Columnist gets a little punchy

Newspapers desperately are trying to connect with readers, but the Tuscaloosa (Ala.) News might be trying too hard.

It allowed columnist Christopher Walsh to step into the ring with Olympic boxer Deontay Wilder for a newspaper video segment.

Afterward, a punch-drunk Walsh reported: “Physically, I’m happy to tell you all that 48 hours after the strike the swelling below my eye has finally eased, although the right part of my mouth is still numb. Thursday night, I had problems with my short-term memory, but that too is better.”

What’s next, wrestling alligators?

OUT ON A LIMB — The Phoenix Suns and Denver Nuggets played a preseason game outdoors in Indian Wells, Calif., on Saturday. The posh tennis setting was not at all like the setting for the Suns’ previous outdoor contest.

It was in 1972 against the Milwaukee Bucks in San Juan, Puerto Rico. Fans were unruly. Humidity was stifling. Birds were distracting, and winds were gusting.

Recalled former Suns player Lamar Green to the Arizona Republic: “I hung my uniform up to dry, and the wind blew it up a tree. I had to pay a kid to climb up and get it.”

HIGH SCHOOL HEIGHTS — Kevin Reilly passed for 182 yards and rushed for 100 to lead his high school football team to victory Friday night.

Afterward he told the Anchorage (Alaska) Daily News, “I’m on top of the world right now.”

Of course he’d say that. Reilly’s team, Service High, had just upset top-ranked North Pole in a playoff semifinal, 27-12.

ICY REVIEW — A deep thought from Scott Ostler of the San Francisco Chronicle: “Sarah Palin, what a great idea having her drop the first puck at the Philadelphia Flyers’ home opener Saturday. I hear fans loved it when she chased the Zamboni and tried to bite the tires.”

CLOCKING OUT — The National Debt Clock in New York ran out of digits to record the U.S. government’s skyrocketing deficit, The Associated Press reported, when the number reached $10 trillion last week.

The only other time the clock went tilt, as locals recall, came in 2007 when it tried to add up the Yankees’ payroll.

CALL TO ARMS — From Dwight Perry of the Seattle Times: “German farmer Karl Merk, who lost both arms in a combine accident six years ago, underwent the world’s first complete double-arm transplant in Munich in late July, and surgeons are optimistic he’ll be using his hands within two years.

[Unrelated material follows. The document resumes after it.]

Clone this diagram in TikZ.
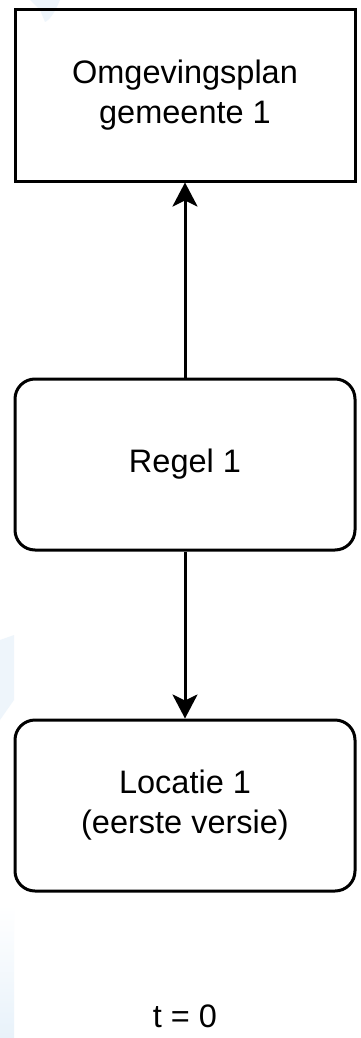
\documentclass[tikz,border=0pt]{standalone}
\usepackage{fontspec}
\setmainfont{Liberation Sans}
\usetikzlibrary{arrows.meta}
\definecolor{wm}{RGB}{232,242,250}
\begin{document}
\begin{tikzpicture}[x=1pt,y=-1pt,
  box/.style={draw=black,line width=3pt,minimum width=340pt,minimum height=171pt,align=center,inner sep=0pt,
    font=\fontsize{32.5}{40}\selectfont},
  roundbox/.style={box,rounded corners=20pt},
  conn/.style={line width=3pt,-{Stealth[length=24pt,width=25pt,inset=6pt]}},
  lbl/.style={font=\fontsize{32.5}{40}\selectfont,inner sep=0pt}]
\useasboundingbox (0,0) rectangle (360,1038);
\fill[white] (0,0) rectangle (360,1038);
% faint background watermark
\fill[wm,opacity=0.7] (30,0) -- (60,0) .. controls (55,12) and (50,20) .. (45,22) -- (40,10) -- cycle;
\fill[wm,opacity=0.7] (0,640) -- (14,635) -- (14,700) -- (0,720) -- cycle;
\shade[top color=white,bottom color=wm] (0,905) rectangle (14,1038);
% nodes
\node[box] (plan) at (185,95.5) {Omgevingsplan\\gemeente 1};
\node[roundbox] (regel) at (185,464.5) {Regel 1};
\node[roundbox] (loc) at (185,805.5) {Locatie 1\\(eerste versie)};
\node[lbl,anchor=base] (t) at (185,1027) {t = 0};
% connectors
\draw[conn] (regel.north) -- (plan.south);
\draw[conn] (regel.south) -- (loc.north);
\end{tikzpicture}
\end{document}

“Euphoria in the Mariners’ front office quickly was doused, however, when they discovered it’s not covered on the team’s medical plan.”

FLAGGING FORTUNES — Chicago fans wanting one of those White Sox or Cubs division banners that hung on street poles outside City Hall can bid on the city’s Web site, The Associated Press reported.

Pole on which to hang it at half staff not included.

WINLESS WONDERS — Headline at Fark.com: “Lions scrap no-huddle formation, go back to three-and-out offense.”